MITH represents visual artist Lonnie Holley’s third recorded album, following his debut Just Before Music (2012) and Keeping a Record of It (2013). Similar to his other releases, MITH challenges the notion of boundaries. As Matt Arnett writes in his liner notes essay, Holley’s music often defies “easy, and sometimes even not-so-easy, characterization and classification.” Holley himself writes the following about issues of classifying his work through typical musical genre systems: “All those terms they’ve called me—outsider, folk, visionary, self-taught—they’ve clung to me like an ill-fitted suit.” 

Arnett writes that one must first understand Holley’s relationship with other musicians and genres that have influenced him throughout his life. When Holley was barely four years of age, his mother, a burlesque dancer, gave him over to the owner of a “whiskey house” in Birmingham, Alabama—an event that is often framed as Holley being traded for a bottle of whiskey. The whiskey house was located across a creek from the Alabama State Fairgrounds. Being in so close in proximity to the Fairgrounds gave Holley access to a wide range of musical genres: classical, jazz, and the contemporary music. What is more, the “centerpiece” of the whiskey house was a jukebox, where young Holley would fall asleep every night listening to the popular tunes of the time. All of these musical influences are apparent throughout the twelve tracks of MITH.

Though defining Holley’s music using conventional genres seems to shortchange the artist,  traces of blues, jazz, folk music, and spoken word are all simultaneously apparent. Similarly, the instrumentation throughout MITH is fairly diverse and varied: electric and acoustic piano, soprano saxophone, trombone, synthesizers, samples from the Thumbjam app, and of course vocals from Holley.

What is even more apparent in this album is Holley’s experience growing up in the Deep South during the Civil Rights Movement. The songs are full socio-political and biting critique.
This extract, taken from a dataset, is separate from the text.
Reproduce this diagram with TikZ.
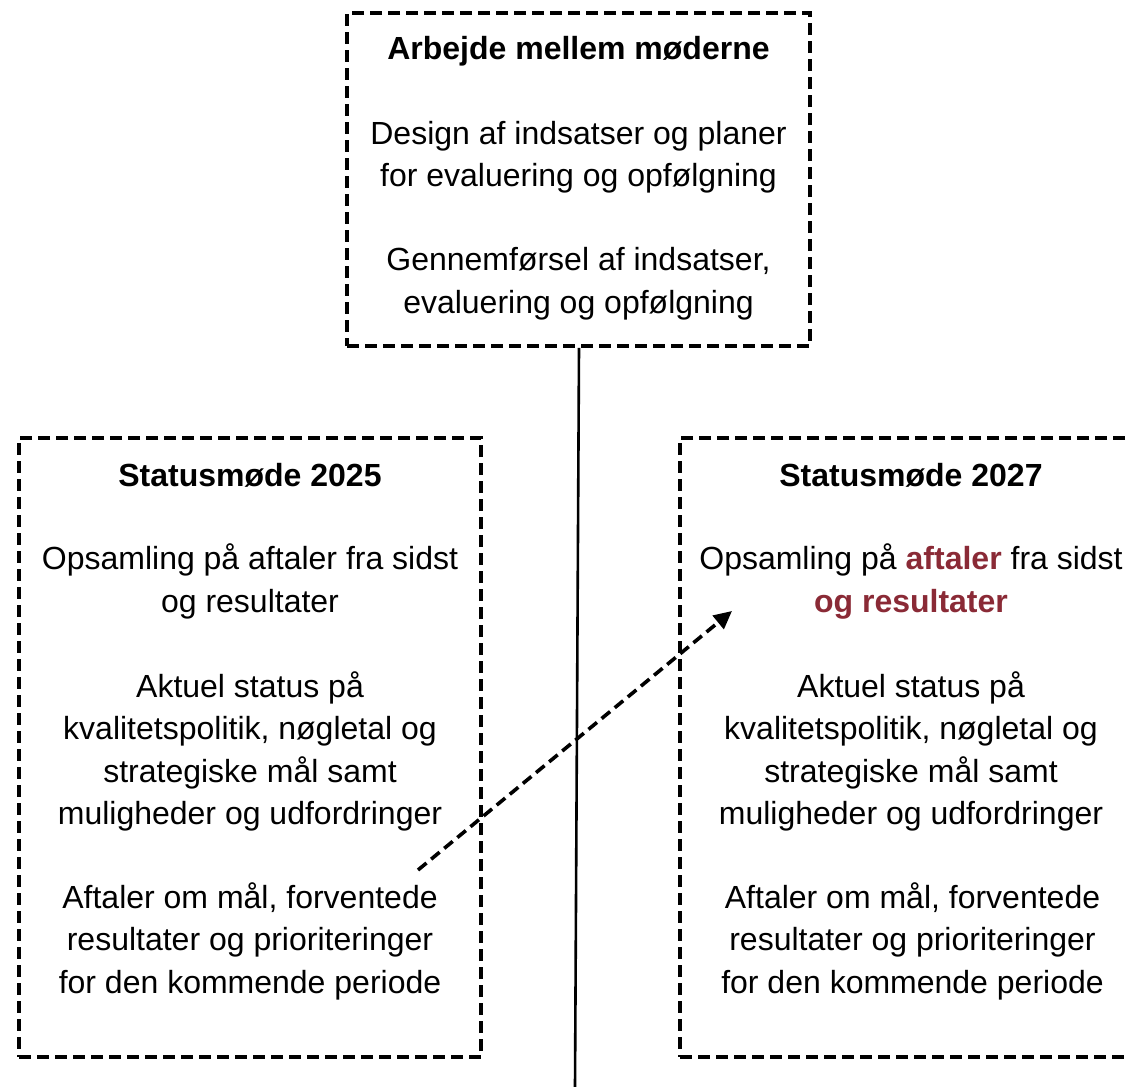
\documentclass[tikz,border=0pt]{standalone}
\usepackage{fontspec}
\setmainfont{Liberation Sans}
\usetikzlibrary{arrows.meta}
\definecolor{accent}{HTML}{8A2A36}
\begin{document}
\begin{tikzpicture}[x=1pt,y=-1pt,
  box/.style={draw=black, line width=3.6pt, dash pattern=on 12pt off 6pt, inner sep=0pt},
  txt/.style={align=center, font=\fontsize{32}{42.5}\selectfont, inner sep=0pt},
  ttl/.style={txt, font=\fontsize{32}{42.5}\selectfont\bfseries},
  conn/.style={line width=2.6pt},
  darrow/.style={line width=3.6pt, dash pattern=on 11pt off 6pt, -{Triangle[length=18pt,width=17pt]}}]
\useasboundingbox (0,0) rectangle (1130,1087);
\clip (0,0) rectangle (1130,1087);
% boxes
\node[box, minimum width=463pt, minimum height=333pt] (top) at (578.5,179.5) {};
\node[box, minimum width=462pt, minimum height=619pt] (left) at (250,747.5) {};
\node[box, minimum width=462pt, minimum height=619pt] (right) at (911,747.5) {};
% top box text
\node[ttl] (ttop) at (578.5,51.5) {Arbejde mellem møderne};
\node[txt] (t1) at (578.5,157) {Design af indsatser og planer\\for evaluering og opfølgning};
\node[txt] (t2) at (578.5,283.5) {Gennemførsel af indsatser,\\evaluering og opfølgning};
% left box text
\node[ttl] (tleft) at (250,475.5) {Statusmøde 2025};
\node[txt] (l1) at (250,581.5) {Opsamling på aftaler fra sidst\\og resultater};
\node[txt] (l2) at (250,751.5) {Aktuel status på\\kvalitetspolitik, nøgletal og\\strategiske mål samt\\muligheder og udfordringer};
\node[txt] (l3) at (250,941) {Aftaler om mål, forventede\\resultater og prioriteringer\\for den kommende periode};
% right box text
\node[ttl] (tright) at (911,475.5) {Statusmøde 2027};
\node[txt] (r1) at (911,581.5) {Opsamling på {\bfseries\color{accent}aftaler} fra sidst\\{\bfseries\color{accent}og resultater}};
\node[txt] (r2) at (911,751.5) {Aktuel status på\\kvalitetspolitik, nøgletal og\\strategiske mål samt\\muligheder og udfordringer};
\node[txt] (r3) at (912.5,941) {Aftaler om mål, forventede\\resultater og prioriteringer\\for den kommende periode};
% connectors
\coordinate (lineend) at (575,1087);
\path (top.south) ++(0.5,0) coordinate (linestart);
\draw[conn] (linestart) -- (lineend);
\coordinate (astart) at (418,870);
\coordinate (aend) at (732,611);
\draw[darrow] (astart) -- (aend);
\end{tikzpicture}
\end{document}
For example, the fifth track simply reads “I Woke Up in a Fucked-Up America.” Other songs discuss the black experience in America by harkening it back to slavery. A verse from the opening track, “I’m a Suspect,” reads as follows: “I’m a suspect in America…Some of us been bound down and roped and tied/ And chained and shackled/ And pulling around iron bars…Sometimes appearing to be most wanted/ Then again, whoa, dead or alive/ When we arrive/ When we arrive/ To the point of being a dust speck.” Meanwhile, “I Snuck off the Slave Ship” paints a vivid, bloody picture of attempted escape and the lasting effects of slavery in the United States.

Perhaps then, when one sits down to listen to Lonnie Holley’s MITH, they should not expect to hear that he “adapted some of these influences,” but that he drew from all of them to create a sound that is unique to him.